The growth of the Internet has paralleled that of most industries based on revolutionary technology. Canals, railroads, telegraphs, telephones, cars, radios, personal computers - all progressed (or are progressing) through four phases of development: boom, bust, mature growth and decay.

Irreplaceable Exuberance - New York Times I like articles like this that put things in perspective. According to the author, we weren't all insane in the late 90s, nor were we overly exuberant, so much as we were caught up in an inevitable cycle of a new technology. Hey, it happens. Well, OK some of you out there were a little over the top, but not me. I'm with this guy, it was a cycle-thing, and I was involved with "trial and error adaptation," busy helping to form a new industry.

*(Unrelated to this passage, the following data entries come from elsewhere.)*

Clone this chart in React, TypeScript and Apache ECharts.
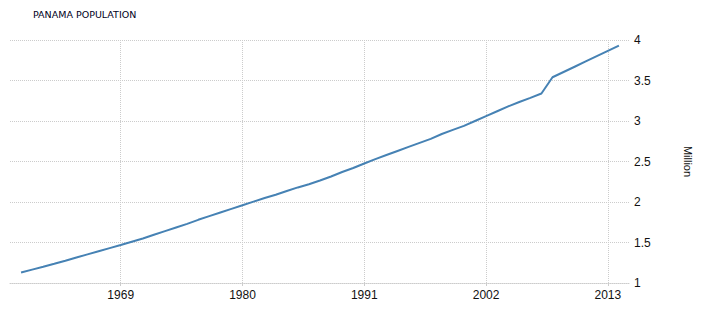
import React, { useEffect, useRef } from "react";
import * as echarts from "echarts";

const title = "PANAMA POPULATION";
const unitLabel = "Million";
const firstYear = 1960;
const population = [
  1.13, 1.165, 1.2, 1.237, 1.275, 1.314, 1.353, 1.392, 1.431, 1.47,
  1.51, 1.55, 1.595, 1.64, 1.685, 1.73, 1.78, 1.825, 1.87, 1.915,
  1.96, 2.005, 2.05, 2.09, 2.135, 2.18, 2.22, 2.265, 2.315, 2.37,
  2.42, 2.475, 2.53, 2.58, 2.63, 2.68, 2.73, 2.78, 2.84, 2.89,
  2.94, 3.0, 3.06, 3.12, 3.18, 3.235, 3.285, 3.34, 3.54, 3.605,
  3.67, 3.735, 3.8, 3.865, 3.93,
];
const labelYears = [1969, 1980, 1991, 2002, 2013];

export default function App() {
  const ref = useRef<HTMLDivElement>(null);
  useEffect(() => {
    if (!ref.current) return;
    const chart = echarts.init(ref.current, null, { renderer: "svg" });
    const cats: string[] = [];
    const vals: (number | null)[] = [];
    cats.push(String(firstYear - 1));
    vals.push(null);
    population.forEach((v, i) => {
      cats.push(String(firstYear + i));
      vals.push(v);
    });
    cats.push(String(firstYear + population.length));
    vals.push(null);
    const show = (_i: number, v: string) => labelYears.includes(Number(v));
    chart.setOption({
      animation: false,
      title: {
        text: title,
        left: 28,
        top: 4,
        textStyle: {
          fontFamily: "DejaVu Sans",
          fontSize: 9.5,
          fontWeight: "normal",
          color: "#000022",
        },
      },
      grid: { left: 10, right: 69, top: 40, bottom: 27 },
      xAxis: {
        type: "category",
        boundaryGap: false,
        data: cats,
        axisLine: { show: true, lineStyle: { color: "#cccccc", type: "dotted" } },
        axisTick: { show: true, length: 3, interval: show, lineStyle: { color: "#cccccc" } },
        axisLabel: {
          interval: show,
          color: "#111",
          fontFamily: "Liberation Sans",
          fontSize: 12,
          margin: 6,
        },
        splitLine: {
          show: true,
          interval: show,
          lineStyle: { color: "#cccccc", type: "dotted" },
        },
      },
      yAxis: {
        type: "value",
        position: "right",
        min: 1,
        max: 4,
        interval: 0.5,
        name: unitLabel,
        nameLocation: "middle",
        nameRotate: -90,
        nameGap: 52,
        nameTextStyle: { color: "#111", fontFamily: "Liberation Sans", fontSize: 11 },
        axisLine: { show: false },
        axisTick: { show: false },
        axisLabel: {
          color: "#111",
          fontFamily: "Liberation Sans",
          fontSize: 12,
          margin: 4,
        },
        splitLine: { show: true, lineStyle: { color: "#cccccc", type: "dotted" } },
      },
      series: [
        {
          type: "line",
          data: vals,
          showSymbol: false,
          symbol: "none",
          lineStyle: { color: "#4682b4", width: 2 },
        },
      ],
    });
    return () => chart.dispose();
  }, []);
  return <div ref={ref} style={{ width: 701, height: 310, position: "absolute", left: 0, top: 0 }} />;
}
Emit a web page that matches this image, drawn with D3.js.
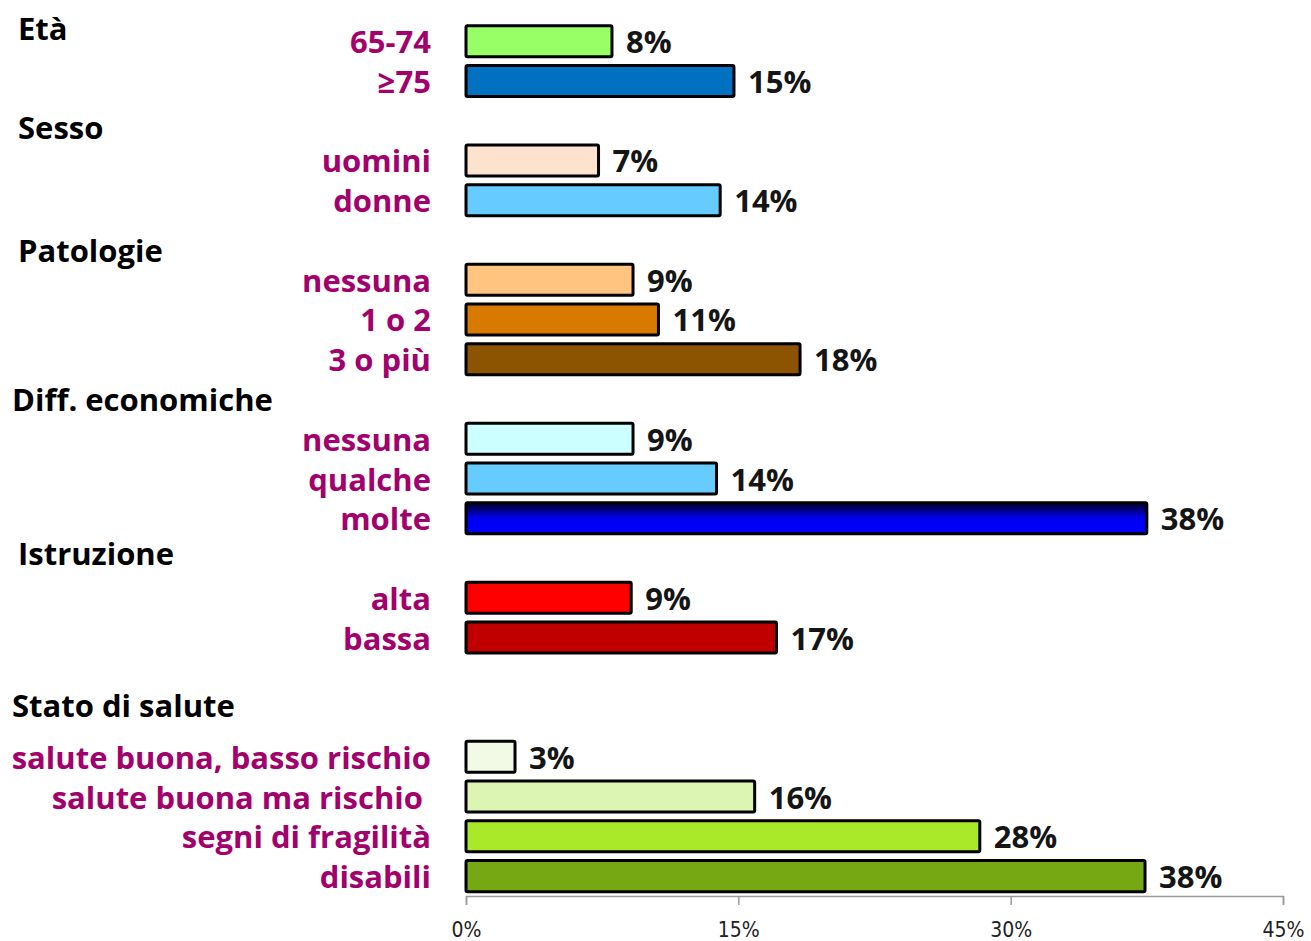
<!DOCTYPE html>
<html>
<head>
<meta charset="utf-8">
<script src="https://cdn.jsdelivr.net/npm/d3@7"></script>
<style>
  body { margin: 0; background: #fff; }
  svg text { font-family: "Open Sans", "Noto Sans", sans-serif; }
</style>
</head>
<body>
<div id="chart"></div>
<script>
// rows, top to bottom; empty label = spacer row where a group title sits
var rowLabels = ["", "65-74", "≥75", "", "uomini", "donne", "", "nessuna", "1 o 2", "3 o più",
  "", "nessuna", "qualche", "molte", "", "alta", "bassa", "", "",
  "salute buona, basso rischio", "salute buona ma rischio ", "segni di fragilità", "disabili"];
var rowValues = [null, 8, 15, null, 7, 14, null, 9, 11, 18, null, 9, 14, 38, null, 9, 17, null, null, 3, 16, 28, 38];
var rowShown = [null, 8.04, 14.76, null, 7.3, 14.0, null, 9.2, 10.6, 18.4, null, 9.2, 13.8, 37.5, null, 9.1, 17.1, null, null, 2.7, 15.9, 28.3, 37.4];
var rowColors = [null, "#99ff66", "#0070c0", null, "#fde2ce", "#66ccff", null, "#ffc580", "#d97a00", "#8c5400",
  null, "#ccffff", "#66ccff", "url(#molteGrad)", null, "#ff0000", "#c00000", null, null,
  "#f2fae6", "#ddf5b3", "#aae82a", "#76a814"];
var groupTitles = ["Età", "Sesso", "Patologie", "Diff. economiche", "Istruzione", "Stato di salute"];
var groupRows = [0, 3, 6, 10, 14, 18];
var tickValues = [0, 15, 30, 45];

var width = 1311, height = 941;
var x0 = 466, x1 = 1283;

var svg = d3.select("#chart").append("svg")
  .attr("width", width)
  .attr("height", height);

var defs = svg.append("defs");
var grad = defs.append("linearGradient")
  .attr("id", "molteGrad")
  .attr("x1", 0).attr("y1", 0).attr("x2", 0).attr("y2", 1);
grad.append("stop").attr("offset", "0%").attr("stop-color", "#000022");
grad.append("stop").attr("offset", "50%").attr("stop-color", "#0000f0");
grad.append("stop").attr("offset", "100%").attr("stop-color", "#0000ff");

var x = d3.scaleLinear().domain([0, 45]).range([x0, x1]);
var y = d3.scaleBand()
  .domain(d3.range(rowLabels.length))
  .range([-18.5, 896])
  .paddingInner(0.22)
  .paddingOuter(0.11);

var rows = rowLabels.map(function(d, i) {
  return {label: d, value: rowValues[i], shown: rowShown[i], color: rowColors[i], i: i};
});
var bars = rows.filter(function(d) { return d.value !== null; });

// bars
svg.append("g").selectAll("rect")
  .data(bars)
  .enter()
  .append("rect")
  .attr("x", x(0))
  .attr("y", function(d) { return y(d.i); })
  .attr("width", function(d) { return x(d.shown) - x(0); })
  .attr("height", y.bandwidth())
  .attr("rx", 1.5)
  .attr("fill", function(d) { return d.color; })
  .attr("stroke", "#000")
  .attr("stroke-width", 3);

// value labels
svg.append("g").selectAll("text")
  .data(bars)
  .enter()
  .append("text")
  .attr("x", function(d) { return x(d.shown) + 14; })
  .attr("y", function(d) { return y(d.i) + y.bandwidth() / 2 + 12; })
  .attr("fill", "#151515")
  .style("font-size", "31px")
  .style("font-weight", "bold")
  .text(function(d) { return d.value + "%"; });

// category labels
svg.append("g").selectAll("text")
  .data(bars)
  .enter()
  .append("text")
  .attr("x", 431)
  .attr("y", function(d) { return y(d.i) + y.bandwidth() / 2 + 12; })
  .attr("text-anchor", "end")
  .attr("fill", "#a2006c")
  .style("font-size", "31px")
  .style("font-weight", "bold")
  .style("white-space", "pre")
  .text(function(d) { return d.label; });

// group titles, baseline offsets from the spacer row centre as in the original
var titleNudge = [39, 18, 22, 12, 7, 0];
var titleX = [18, 18, 18, 12, 18, 12];
svg.append("g").selectAll("text")
  .data(groupTitles)
  .enter()
  .append("text")
  .attr("x", function(d, i) { return titleX[i]; })
  .attr("y", function(d, i) { return y(groupRows[i]) + y.bandwidth() / 2 + titleNudge[i]; })
  .attr("fill", "#000")
  .style("font-size", "31px")
  .style("font-weight", "bold")
  .text(function(d) { return d; });

// x axis
var axis = svg.append("g")
  .attr("transform", "translate(0,896)")
  .call(d3.axisBottom(x).tickValues(tickValues).tickSize(9).tickPadding(17)
    .tickFormat(function(d) { return d + "%"; }));
axis.select(".domain").attr("stroke", "#999").attr("stroke-width", 1.5);
axis.selectAll(".tick line").attr("stroke", "#999").attr("stroke-width", 1.5);
axis.selectAll(".tick text")
  .attr("fill", "#222")
  .style("font-family", "'DejaVu Sans Condensed', 'DejaVu Sans', sans-serif")
  .style("font-size", "21px");
</script>
</body>
</html>
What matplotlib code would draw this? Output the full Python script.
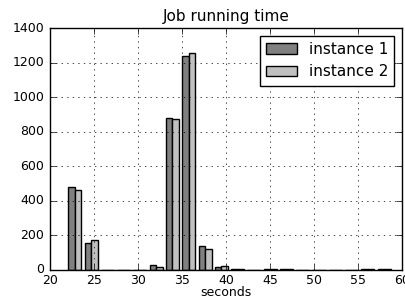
import matplotlib
matplotlib.use('Agg')
import matplotlib.pyplot as plt
import numpy as np

# histogram counts, 20 shared bins
bin_lo, bin_hi, n_bins = 21.9, 58.9, 20
inst1 = [478, 155, 0, 0, 0, 29, 881, 1238, 137, 17, 5, 0, 3, 3, 2, 0, 0, 0, 3, 3]
inst2 = [460, 172, 0, 0, 0, 18, 871, 1253, 120, 21, 5, 0, 3, 3, 0, 0, 0, 0, 3, 3]
labels = ['instance 1', 'instance 2']

plt.style.use('classic')
edges = np.linspace(bin_lo, bin_hi, n_bins + 1)
centers = (edges[:-1] + edges[1:]) / 2

fig = plt.figure(figsize=(4.06, 2.98), dpi=100)
ax = fig.add_axes([0.123, 0.094, 0.867, 0.812])
ax.hist([centers, centers], bins=edges, weights=[inst1, inst2],
        color=['#808080', '#c0c0c0'], label=labels, linewidth=1)
ax.set_xlim(20, 60)
ax.set_ylim(0, 1400)
ax.grid(True)
ax.tick_params(labelsize=9)
ax.tick_params(axis='x', pad=3)
ax.set_title('Job running time', fontsize=11)
ax.set_xlabel('seconds', fontsize=9)
ax.xaxis.set_label_coords(0.5, -0.068)
ax.legend(loc='upper right', fontsize=11)
fig.savefig('out.png', dpi=100)
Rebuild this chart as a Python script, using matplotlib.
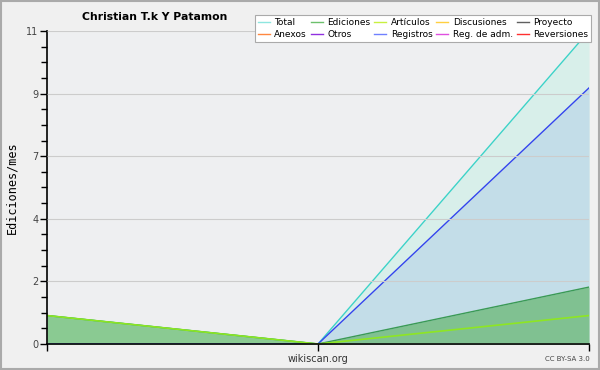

The good news if you follow this line of thought, and I think it makes sense to do so, is that we are entering the longest and most lucrative of the four phases. Having gone through the heady days of Boom, and endured the humbling of the Bust phase, we now find ourselves at the dawn of the Mature Growth phase, which is a fun place to be. While not as fun as having a ping-pong table in your lunch room and massages on Friday afternoons, this is the more enduring fun of discovering a business need and providing a meaningful, competitive solution, with the wind at your back. Kind of like the difference between being infatuated during the first weeks of a romance, and settling into a long satisfying marriage with a compatible spouse.

That's where we are with municipal wireless networks. Cities are interested in this new technology not because it is some kind of fad. They realize that the Internet is entering a long-term high-growth phase and if a city is not on the highway, it will be left behind. We should all heed the cautionary tale of the Internet Boom, however, and not build networks that do not make financial sense. As the article says, "Gradually, through trial and painful error, we developed more refined ideas about what the Internet would become and why."

Because predicting the future is hard, we resist jumping in too early and making the wrong picks, but we also don't want to be left standing on the sidelines, watching the future pass us by. That's why I like the modular nature of wireless networking, which allows a tentative buyer to shop and then stick her toe in the water with a manageable project. So if we acknowledge that the Internet is no fad, and high speed access is the way to go, then recent measures taken by city leaders to ensure widespread access to the Internet must be seen as prudent, as long as the network can work as promised, the costs are reasonable, and there is a clear path to financial payback. To sit on the sidelines in this cycle would be to miss an opportunity, because this is no new Boom phase, but rather the continuation of the Internet Revolution that began 15 years ago.